(begin)

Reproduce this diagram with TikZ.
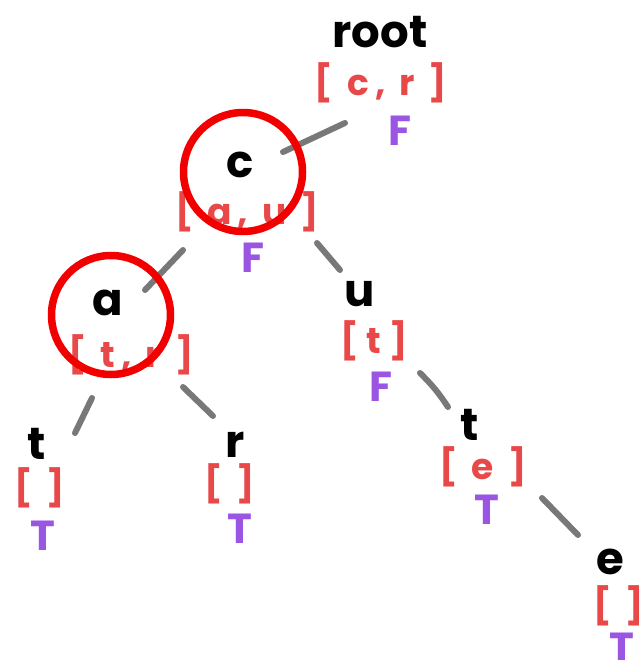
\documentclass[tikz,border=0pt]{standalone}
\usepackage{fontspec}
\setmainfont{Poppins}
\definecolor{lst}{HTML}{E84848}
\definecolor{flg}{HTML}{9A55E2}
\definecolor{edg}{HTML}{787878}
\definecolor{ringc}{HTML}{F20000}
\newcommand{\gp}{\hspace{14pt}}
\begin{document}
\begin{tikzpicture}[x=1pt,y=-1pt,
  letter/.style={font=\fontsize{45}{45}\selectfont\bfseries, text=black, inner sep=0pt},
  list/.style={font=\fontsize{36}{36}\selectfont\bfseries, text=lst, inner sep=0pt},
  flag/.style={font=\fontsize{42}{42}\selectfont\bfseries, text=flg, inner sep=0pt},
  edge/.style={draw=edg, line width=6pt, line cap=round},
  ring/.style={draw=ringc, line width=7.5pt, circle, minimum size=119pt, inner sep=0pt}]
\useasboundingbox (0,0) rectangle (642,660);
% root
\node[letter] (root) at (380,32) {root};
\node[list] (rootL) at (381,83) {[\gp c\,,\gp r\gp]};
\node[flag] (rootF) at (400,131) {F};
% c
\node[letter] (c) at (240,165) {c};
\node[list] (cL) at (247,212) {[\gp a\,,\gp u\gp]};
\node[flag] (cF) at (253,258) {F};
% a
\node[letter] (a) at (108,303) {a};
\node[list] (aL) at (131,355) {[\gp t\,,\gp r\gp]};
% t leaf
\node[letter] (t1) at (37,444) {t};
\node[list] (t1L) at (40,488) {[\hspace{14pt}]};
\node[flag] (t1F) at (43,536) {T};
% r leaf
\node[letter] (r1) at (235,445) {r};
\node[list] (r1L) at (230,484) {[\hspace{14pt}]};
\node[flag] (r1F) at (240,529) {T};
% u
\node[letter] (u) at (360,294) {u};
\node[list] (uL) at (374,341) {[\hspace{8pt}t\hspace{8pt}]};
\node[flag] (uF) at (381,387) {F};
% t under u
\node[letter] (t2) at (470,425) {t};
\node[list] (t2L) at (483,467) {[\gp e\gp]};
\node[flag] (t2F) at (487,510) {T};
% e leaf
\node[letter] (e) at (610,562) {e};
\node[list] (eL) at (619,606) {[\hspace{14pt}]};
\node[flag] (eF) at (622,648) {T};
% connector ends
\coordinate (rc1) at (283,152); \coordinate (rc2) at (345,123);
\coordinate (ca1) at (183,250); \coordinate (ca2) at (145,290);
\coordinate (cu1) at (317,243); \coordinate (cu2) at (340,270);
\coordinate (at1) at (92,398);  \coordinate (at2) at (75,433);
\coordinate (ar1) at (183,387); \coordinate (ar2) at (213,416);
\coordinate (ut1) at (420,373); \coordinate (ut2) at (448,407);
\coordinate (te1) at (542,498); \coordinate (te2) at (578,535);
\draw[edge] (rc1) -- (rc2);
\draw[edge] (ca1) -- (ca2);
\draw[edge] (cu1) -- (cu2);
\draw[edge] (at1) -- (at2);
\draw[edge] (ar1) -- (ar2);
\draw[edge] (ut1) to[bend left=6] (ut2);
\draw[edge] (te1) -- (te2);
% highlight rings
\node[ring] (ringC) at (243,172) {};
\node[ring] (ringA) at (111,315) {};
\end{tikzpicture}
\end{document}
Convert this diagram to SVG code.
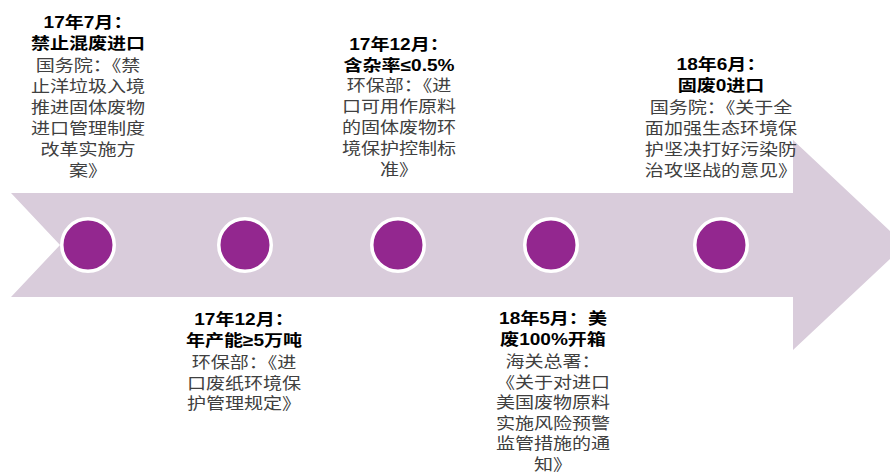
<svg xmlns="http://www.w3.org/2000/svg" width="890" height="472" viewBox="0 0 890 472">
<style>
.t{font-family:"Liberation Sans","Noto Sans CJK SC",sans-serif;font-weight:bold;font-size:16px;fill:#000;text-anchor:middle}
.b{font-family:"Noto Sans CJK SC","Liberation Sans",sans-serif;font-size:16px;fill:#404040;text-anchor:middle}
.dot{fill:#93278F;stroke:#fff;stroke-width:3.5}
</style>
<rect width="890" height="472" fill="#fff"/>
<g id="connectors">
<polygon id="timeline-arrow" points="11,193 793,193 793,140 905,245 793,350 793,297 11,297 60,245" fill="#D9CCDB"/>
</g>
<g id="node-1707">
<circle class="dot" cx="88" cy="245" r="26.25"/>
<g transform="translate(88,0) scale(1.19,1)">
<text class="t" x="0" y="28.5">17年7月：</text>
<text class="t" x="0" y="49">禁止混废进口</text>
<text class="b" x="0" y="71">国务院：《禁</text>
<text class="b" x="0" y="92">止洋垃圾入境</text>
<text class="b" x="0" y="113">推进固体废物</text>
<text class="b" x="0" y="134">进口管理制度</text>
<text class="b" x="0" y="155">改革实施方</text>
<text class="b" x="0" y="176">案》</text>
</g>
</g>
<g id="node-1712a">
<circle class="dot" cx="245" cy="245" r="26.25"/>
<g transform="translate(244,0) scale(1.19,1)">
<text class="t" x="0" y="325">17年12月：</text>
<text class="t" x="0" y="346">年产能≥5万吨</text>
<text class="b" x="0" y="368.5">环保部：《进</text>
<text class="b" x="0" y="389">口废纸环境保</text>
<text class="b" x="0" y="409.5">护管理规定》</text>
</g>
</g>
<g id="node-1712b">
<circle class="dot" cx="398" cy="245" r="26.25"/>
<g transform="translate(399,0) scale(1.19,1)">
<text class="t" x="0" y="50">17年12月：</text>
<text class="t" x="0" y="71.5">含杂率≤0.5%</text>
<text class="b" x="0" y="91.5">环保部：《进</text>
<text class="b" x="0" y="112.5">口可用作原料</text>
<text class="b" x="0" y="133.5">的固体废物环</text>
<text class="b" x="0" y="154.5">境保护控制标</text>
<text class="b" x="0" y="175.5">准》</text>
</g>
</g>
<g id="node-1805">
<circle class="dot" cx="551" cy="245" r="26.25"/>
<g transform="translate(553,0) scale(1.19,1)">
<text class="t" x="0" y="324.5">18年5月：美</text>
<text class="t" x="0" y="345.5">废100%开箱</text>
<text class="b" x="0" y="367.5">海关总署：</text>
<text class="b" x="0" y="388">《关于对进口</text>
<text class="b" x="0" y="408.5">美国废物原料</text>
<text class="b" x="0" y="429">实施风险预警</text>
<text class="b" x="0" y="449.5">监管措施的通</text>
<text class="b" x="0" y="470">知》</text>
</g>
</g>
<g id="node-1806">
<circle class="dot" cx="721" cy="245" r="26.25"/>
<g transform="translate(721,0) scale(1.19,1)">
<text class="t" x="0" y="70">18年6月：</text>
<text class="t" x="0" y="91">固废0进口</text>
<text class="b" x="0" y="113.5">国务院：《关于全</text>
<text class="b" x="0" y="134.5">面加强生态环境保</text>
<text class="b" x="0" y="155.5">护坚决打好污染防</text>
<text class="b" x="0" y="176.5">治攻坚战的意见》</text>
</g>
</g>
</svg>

(end)

What you return should match the records above word for word, minus the pictures.

# Result for this task
Reproduce this diagram with TikZ.
\documentclass[tikz,border=0pt]{standalone}
\usepackage{fontspec}
\setmainfont{Poppins}
\definecolor{lst}{HTML}{E84848}
\definecolor{flg}{HTML}{9A55E2}
\definecolor{edg}{HTML}{787878}
\definecolor{ringc}{HTML}{F20000}
\newcommand{\gp}{\hspace{14pt}}
\begin{document}
\begin{tikzpicture}[x=1pt,y=-1pt,
  letter/.style={font=\fontsize{45}{45}\selectfont\bfseries, text=black, inner sep=0pt},
  list/.style={font=\fontsize{36}{36}\selectfont\bfseries, text=lst, inner sep=0pt},
  flag/.style={font=\fontsize{42}{42}\selectfont\bfseries, text=flg, inner sep=0pt},
  edge/.style={draw=edg, line width=6pt, line cap=round},
  ring/.style={draw=ringc, line width=7.5pt, circle, minimum size=119pt, inner sep=0pt}]
\useasboundingbox (0,0) rectangle (642,660);
% root
\node[letter] (root) at (380,32) {root};
\node[list] (rootL) at (381,83) {[\gp c\,,\gp r\gp]};
\node[flag] (rootF) at (400,131) {F};
% c
\node[letter] (c) at (240,165) {c};
\node[list] (cL) at (247,212) {[\gp a\,,\gp u\gp]};
\node[flag] (cF) at (253,258) {F};
% a
\node[letter] (a) at (108,303) {a};
\node[list] (aL) at (131,355) {[\gp t\,,\gp r\gp]};
% t leaf
\node[letter] (t1) at (37,444) {t};
\node[list] (t1L) at (40,488) {[\hspace{14pt}]};
\node[flag] (t1F) at (43,536) {T};
% r leaf
\node[letter] (r1) at (235,445) {r};
\node[list] (r1L) at (230,484) {[\hspace{14pt}]};
\node[flag] (r1F) at (240,529) {T};
% u
\node[letter] (u) at (360,294) {u};
\node[list] (uL) at (374,341) {[\hspace{8pt}t\hspace{8pt}]};
\node[flag] (uF) at (381,387) {F};
% t under u
\node[letter] (t2) at (470,425) {t};
\node[list] (t2L) at (483,467) {[\gp e\gp]};
\node[flag] (t2F) at (487,510) {T};
% e leaf
\node[letter] (e) at (610,562) {e};
\node[list] (eL) at (619,606) {[\hspace{14pt}]};
\node[flag] (eF) at (622,648) {T};
% connector ends
\coordinate (rc1) at (283,152); \coordinate (rc2) at (345,123);
\coordinate (ca1) at (183,250); \coordinate (ca2) at (145,290);
\coordinate (cu1) at (317,243); \coordinate (cu2) at (340,270);
\coordinate (at1) at (92,398);  \coordinate (at2) at (75,433);
\coordinate (ar1) at (183,387); \coordinate (ar2) at (213,416);
\coordinate (ut1) at (420,373); \coordinate (ut2) at (448,407);
\coordinate (te1) at (542,498); \coordinate (te2) at (578,535);
\draw[edge] (rc1) -- (rc2);
\draw[edge] (ca1) -- (ca2);
\draw[edge] (cu1) -- (cu2);
\draw[edge] (at1) -- (at2);
\draw[edge] (ar1) -- (ar2);
\draw[edge] (ut1) to[bend left=6] (ut2);
\draw[edge] (te1) -- (te2);
% highlight rings
\node[ring] (ringC) at (243,172) {};
\node[ring] (ringA) at (111,315) {};
\end{tikzpicture}
\end{document}
Convert this diagram to SVG code.
<svg xmlns="http://www.w3.org/2000/svg" width="890" height="472" viewBox="0 0 890 472">
<style>
.t{font-family:"Liberation Sans","Noto Sans CJK SC",sans-serif;font-weight:bold;font-size:16px;fill:#000;text-anchor:middle}
.b{font-family:"Noto Sans CJK SC","Liberation Sans",sans-serif;font-size:16px;fill:#404040;text-anchor:middle}
.dot{fill:#93278F;stroke:#fff;stroke-width:3.5}
</style>
<rect width="890" height="472" fill="#fff"/>
<g id="connectors">
<polygon id="timeline-arrow" points="11,193 793,193 793,140 905,245 793,350 793,297 11,297 60,245" fill="#D9CCDB"/>
</g>
<g id="node-1707">
<circle class="dot" cx="88" cy="245" r="26.25"/>
<g transform="translate(88,0) scale(1.19,1)">
<text class="t" x="0" y="28.5">17年7月：</text>
<text class="t" x="0" y="49">禁止混废进口</text>
<text class="b" x="0" y="71">国务院：《禁</text>
<text class="b" x="0" y="92">止洋垃圾入境</text>
<text class="b" x="0" y="113">推进固体废物</text>
<text class="b" x="0" y="134">进口管理制度</text>
<text class="b" x="0" y="155">改革实施方</text>
<text class="b" x="0" y="176">案》</text>
</g>
</g>
<g id="node-1712a">
<circle class="dot" cx="245" cy="245" r="26.25"/>
<g transform="translate(244,0) scale(1.19,1)">
<text class="t" x="0" y="325">17年12月：</text>
<text class="t" x="0" y="346">年产能≥5万吨</text>
<text class="b" x="0" y="368.5">环保部：《进</text>
<text class="b" x="0" y="389">口废纸环境保</text>
<text class="b" x="0" y="409.5">护管理规定》</text>
</g>
</g>
<g id="node-1712b">
<circle class="dot" cx="398" cy="245" r="26.25"/>
<g transform="translate(399,0) scale(1.19,1)">
<text class="t" x="0" y="50">17年12月：</text>
<text class="t" x="0" y="71.5">含杂率≤0.5%</text>
<text class="b" x="0" y="91.5">环保部：《进</text>
<text class="b" x="0" y="112.5">口可用作原料</text>
<text class="b" x="0" y="133.5">的固体废物环</text>
<text class="b" x="0" y="154.5">境保护控制标</text>
<text class="b" x="0" y="175.5">准》</text>
</g>
</g>
<g id="node-1805">
<circle class="dot" cx="551" cy="245" r="26.25"/>
<g transform="translate(553,0) scale(1.19,1)">
<text class="t" x="0" y="324.5">18年5月：美</text>
<text class="t" x="0" y="345.5">废100%开箱</text>
<text class="b" x="0" y="367.5">海关总署：</text>
<text class="b" x="0" y="388">《关于对进口</text>
<text class="b" x="0" y="408.5">美国废物原料</text>
<text class="b" x="0" y="429">实施风险预警</text>
<text class="b" x="0" y="449.5">监管措施的通</text>
<text class="b" x="0" y="470">知》</text>
</g>
</g>
<g id="node-1806">
<circle class="dot" cx="721" cy="245" r="26.25"/>
<g transform="translate(721,0) scale(1.19,1)">
<text class="t" x="0" y="70">18年6月：</text>
<text class="t" x="0" y="91">固废0进口</text>
<text class="b" x="0" y="113.5">国务院：《关于全</text>
<text class="b" x="0" y="134.5">面加强生态环境保</text>
<text class="b" x="0" y="155.5">护坚决打好污染防</text>
<text class="b" x="0" y="176.5">治攻坚战的意见》</text>
</g>
</g>
</svg>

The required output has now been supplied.